Spark development

The ListenBrainz Spark environment is used for computing statistics and computing recommendations. If you’re just working on adding a feature to the ListenBrainz webserver, you do not need to set up the Spark development environment. However, if you’re looking to add a new stat or improve our fledgling recommender system, you’ll need both the webserver and the spark development environment.

This guide should explain how to develop and test new features for ListenBrainz that use Spark.

Set up the webserver

The spark environment is dependent on the webserver. Follow the steps in the guide to set up the webserver environment.

Create listenbrainz_spark/config.py

The spark environment needs a config.py in the listenbrainz_spark/ dir. Create it by copying from the sample config file.

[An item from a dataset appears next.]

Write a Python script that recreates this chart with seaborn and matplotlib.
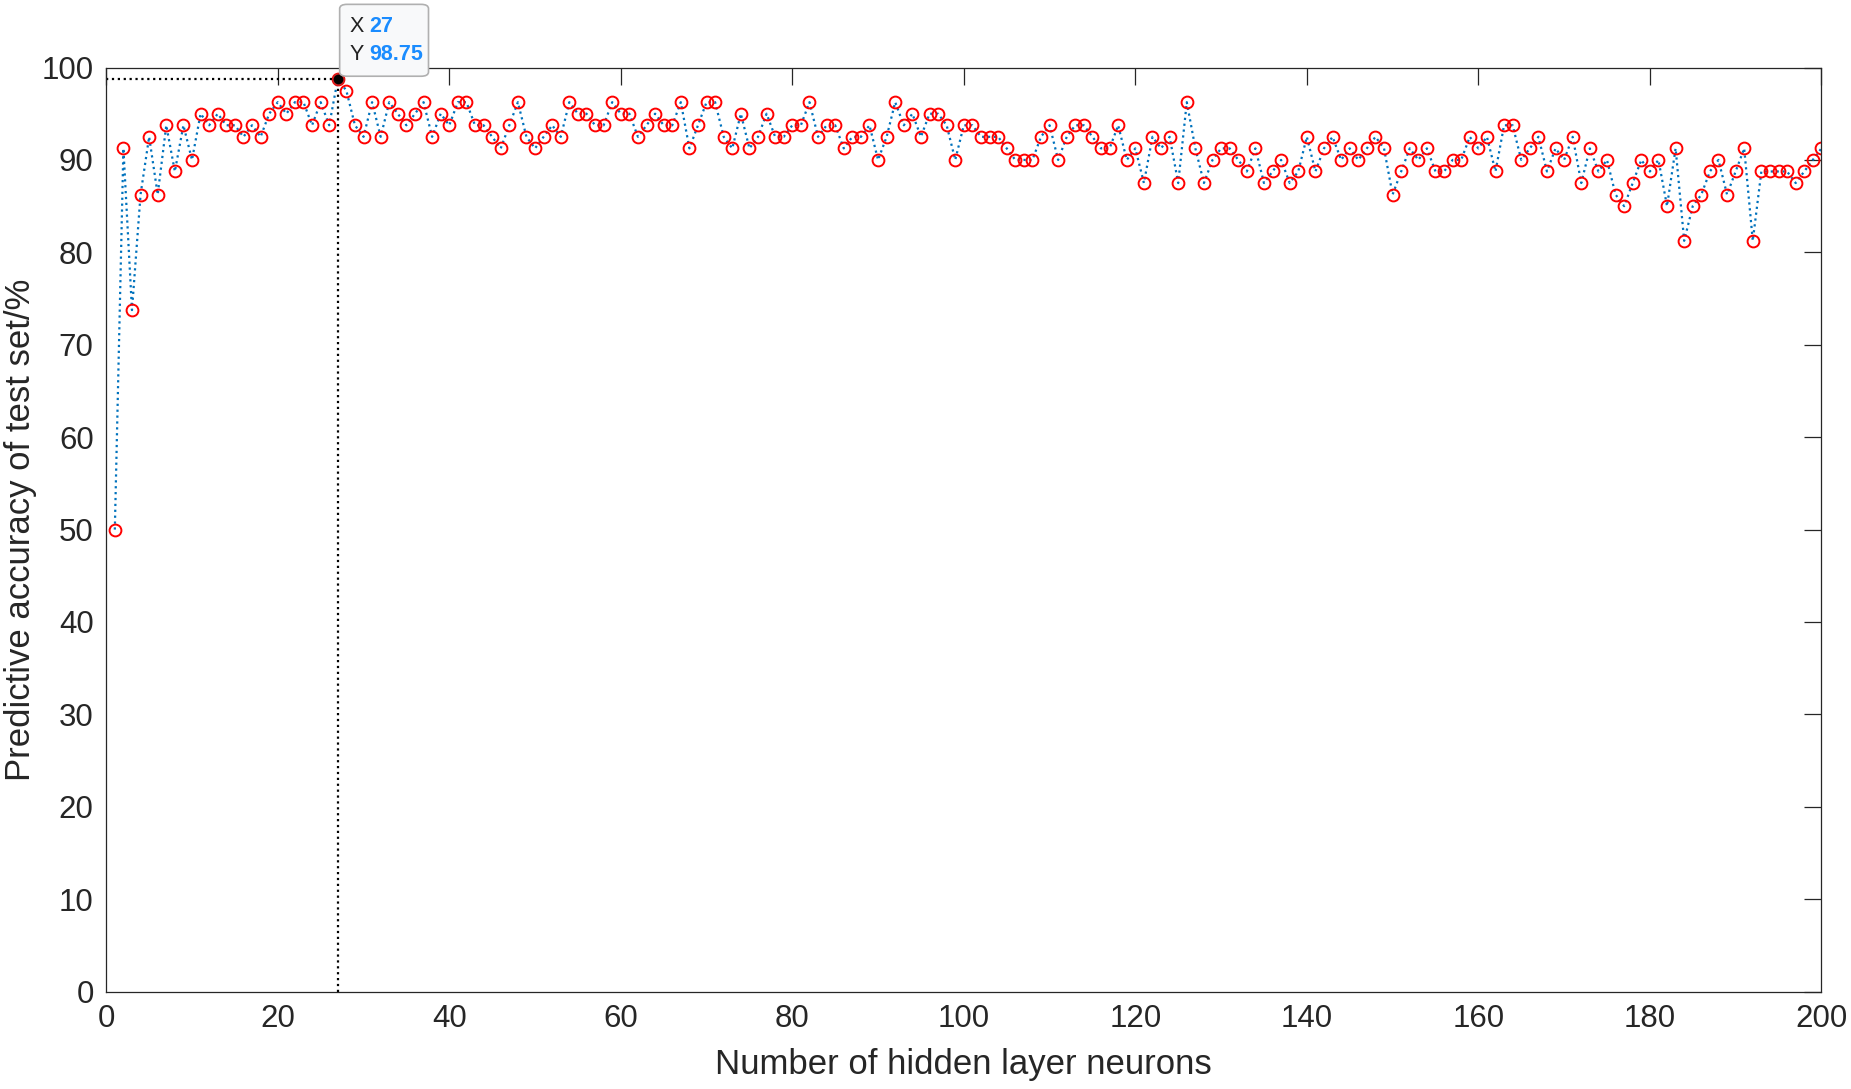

cp listenbrainz_spark/config.py.sample listenbrainz_spark/config.py

Initialize ListenBrainz Spark containers

Run the following command to build the spark containers.

./develop.sh spark build

The first time you build the containers, you also need to format the namenode container.

./develop.sh spark format

Note

You can run ./develop.sh spark format any time that you want to delete all of the data that is loaded in spark. This will shut down the spark docker cluster, remove the docker volumes used to store the data, and recreate the HDFS filesystem.

Your development environment is now ready. Now, let’s actually see ListenBrainz Spark in action!

Bring containers up

First, ensure that you are running the main ListenBrainz development environment:

./develop.sh up

Start the ListenBrainz Spark environment:

./develop.sh spark up

This will also bring up the spark reader container which is described in detail here.

Import data into the spark environment

We provide small data dumps that are helpful for working with real ListenBrainz data. Download and import a data dump into your spark environment using the following commands in a separate terminal.

./develop.sh spark run spark_reader python manage.py spark request_import_incremental

Now, you are all set to begin making changes and seeing them in real-time inside of your development environment!

Once you are done with your work, shut down the containers using the following command.

./develop.sh spark down

Note

You’ll need to run ./develop.sh spark down every time you restart your environment, otherwise hadoop errors out.

Working with request_consumer

The ListenBrainz webserver and spark cluster interact with each other via the request consumer. For a more detailed guide on working with the request consumer, read this document.

Test your changes with unit tests

Unit tests are an important part of ListenBrainz Spark. It helps make it easier for developers to test changes and help prevent easily avoidable mistakes later on. Before committing new code or making a pull request, run the unit tests on your code.

./test.sh spark

This builds and runs the containers needed for the tests. This script configures test-specific data volumes so that test data is isolated from your development data.

When the tests complete, you will see if your changes are valid or not. These tests are a helpful way to validate new changes without a lot of work.